WHAT YOU HAVE TO DO
Can you transcribe the data exactly? Leave the pictures out.

** start SUPPLIED INFORMATION **

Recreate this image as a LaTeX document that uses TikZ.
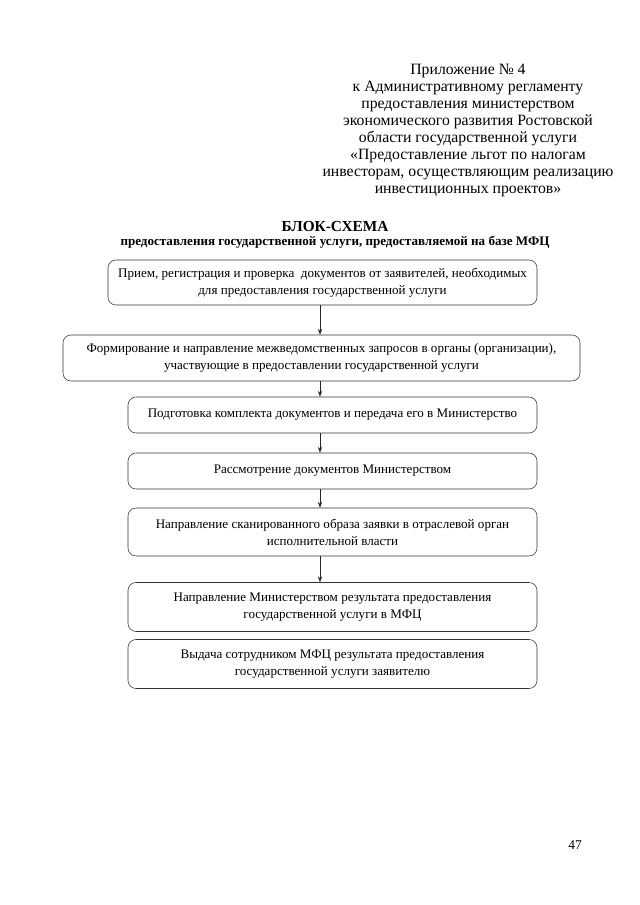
\documentclass[tikz,border=0pt]{standalone}
\usepackage{fontspec}
\setmainfont{Liberation Serif}
\usetikzlibrary{arrows.meta}
\tikzset{
  stepbox/.style={draw=black!80, line width=0.5pt, rounded corners=2.6mm, inner sep=0pt,
    align=center, font=\fontsize{12.2}{16}\selectfont},
  flow/.style={draw=black!85, line width=0.6pt, -{Stealth[length=1.9mm,width=1.4mm]}},
}
\begin{document}
\begin{tikzpicture}[x=0.328125mm, y=-0.328125mm]
\useasboundingbox (0,0) rectangle (640,905);
\fill[white] (0,0) rectangle (640,905);
\node[anchor=north, align=center, font=\fontsize{14.7}{15.9}\selectfont] (hdr) at (468,60)
 {Приложение № 4\\к Административному регламенту\\предоставления министерством\\экономического развития Ростовской\\области государственной услуги\\«Предоставление льгот по налогам\\инвесторам, осуществляющим реализацию\\инвестиционных проектов»};
\node[font=\fontsize{14.3}{15}\selectfont\bfseries] (ttl) at (335,226) {БЛОК-СХЕМА};
\node[font=\fontsize{12.2}{13}\selectfont\bfseries] (sub) at (335,242) {предоставления государственной услуги, предоставляемой на базе МФЦ};
\node[stepbox, minimum width=429*0.328125mm, minimum height=45*0.328125mm] (b1) at (322.5,282.5)
 {Прием, регистрация и проверка\ \ документов от заявителей, необходимых\\для предоставления государственной услуги};
\node[stepbox, minimum width=517*0.328125mm, minimum height=46*0.328125mm] (b2) at (321.5,358)
 {Формирование и направление межведомственных запросов в органы (организации),\\участвующие в предоставлении государственной услуги};
\node[stepbox, minimum width=409*0.328125mm, minimum height=36*0.328125mm] (b3) at (332.5,415)
 {Подготовка комплекта документов и передача его в Министерство};
\node[stepbox, minimum width=409*0.328125mm, minimum height=36*0.328125mm] (b4) at (332.5,471)
 {Рассмотрение документов Министерством};
\node[stepbox, minimum width=409*0.328125mm, minimum height=48*0.328125mm] (b5) at (332.5,532)
 {Направление сканированного образа заявки в отраслевой орган\\исполнительной власти};
\node[stepbox, minimum width=409*0.328125mm, minimum height=49*0.328125mm] (b6) at (332.5,607)
 {Направление Министерством результата предоставления\\государственной услуги в МФЦ};
\node[stepbox, minimum width=409*0.328125mm, minimum height=49*0.328125mm] (b7) at (332.5,664)
 {Выдача сотрудником МФЦ результата предоставления\\государственной услуги заявителю};
\node[font=\fontsize{12.5}{14}\selectfont] (pg) at (575,845) {47};
\coordinate (ax) at (320,0);
\draw[flow] (b1.south -| ax) -- (b2.north -| ax);
\draw[flow] (b2.south -| ax) -- (b3.north -| ax);
\draw[flow] (b3.south -| ax) -- (b4.north -| ax);
\draw[flow] (b4.south -| ax) -- (b5.north -| ax);
\draw[flow] (b5.south -| ax) -- (b6.north -| ax);
\end{tikzpicture}
\end{document}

** end SUPPLIED INFORMATION **

THE SOLUTION
Recreate this image as a LaTeX document that uses TikZ.
\documentclass[tikz,border=0pt]{standalone}
\usepackage{fontspec}
\setmainfont{Liberation Serif}
\usetikzlibrary{arrows.meta}
\tikzset{
  stepbox/.style={draw=black!80, line width=0.5pt, rounded corners=2.6mm, inner sep=0pt,
    align=center, font=\fontsize{12.2}{16}\selectfont},
  flow/.style={draw=black!85, line width=0.6pt, -{Stealth[length=1.9mm,width=1.4mm]}},
}
\begin{document}
\begin{tikzpicture}[x=0.328125mm, y=-0.328125mm]
\useasboundingbox (0,0) rectangle (640,905);
\fill[white] (0,0) rectangle (640,905);
\node[anchor=north, align=center, font=\fontsize{14.7}{15.9}\selectfont] (hdr) at (468,60)
 {Приложение № 4\\к Административному регламенту\\предоставления министерством\\экономического развития Ростовской\\области государственной услуги\\«Предоставление льгот по налогам\\инвесторам, осуществляющим реализацию\\инвестиционных проектов»};
\node[font=\fontsize{14.3}{15}\selectfont\bfseries] (ttl) at (335,226) {БЛОК-СХЕМА};
\node[font=\fontsize{12.2}{13}\selectfont\bfseries] (sub) at (335,242) {предоставления государственной услуги, предоставляемой на базе МФЦ};
\node[stepbox, minimum width=429*0.328125mm, minimum height=45*0.328125mm] (b1) at (322.5,282.5)
 {Прием, регистрация и проверка\ \ документов от заявителей, необходимых\\для предоставления государственной услуги};
\node[stepbox, minimum width=517*0.328125mm, minimum height=46*0.328125mm] (b2) at (321.5,358)
 {Формирование и направление межведомственных запросов в органы (организации),\\участвующие в предоставлении государственной услуги};
\node[stepbox, minimum width=409*0.328125mm, minimum height=36*0.328125mm] (b3) at (332.5,415)
 {Подготовка комплекта документов и передача его в Министерство};
\node[stepbox, minimum width=409*0.328125mm, minimum height=36*0.328125mm] (b4) at (332.5,471)
 {Рассмотрение документов Министерством};
\node[stepbox, minimum width=409*0.328125mm, minimum height=48*0.328125mm] (b5) at (332.5,532)
 {Направление сканированного образа заявки в отраслевой орган\\исполнительной власти};
\node[stepbox, minimum width=409*0.328125mm, minimum height=49*0.328125mm] (b6) at (332.5,607)
 {Направление Министерством результата предоставления\\государственной услуги в МФЦ};
\node[stepbox, minimum width=409*0.328125mm, minimum height=49*0.328125mm] (b7) at (332.5,664)
 {Выдача сотрудником МФЦ результата предоставления\\государственной услуги заявителю};
\node[font=\fontsize{12.5}{14}\selectfont] (pg) at (575,845) {47};
\coordinate (ax) at (320,0);
\draw[flow] (b1.south -| ax) -- (b2.north -| ax);
\draw[flow] (b2.south -| ax) -- (b3.north -| ax);
\draw[flow] (b3.south -| ax) -- (b4.north -| ax);
\draw[flow] (b4.south -| ax) -- (b5.north -| ax);
\draw[flow] (b5.south -| ax) -- (b6.north -| ax);
\end{tikzpicture}
\end{document}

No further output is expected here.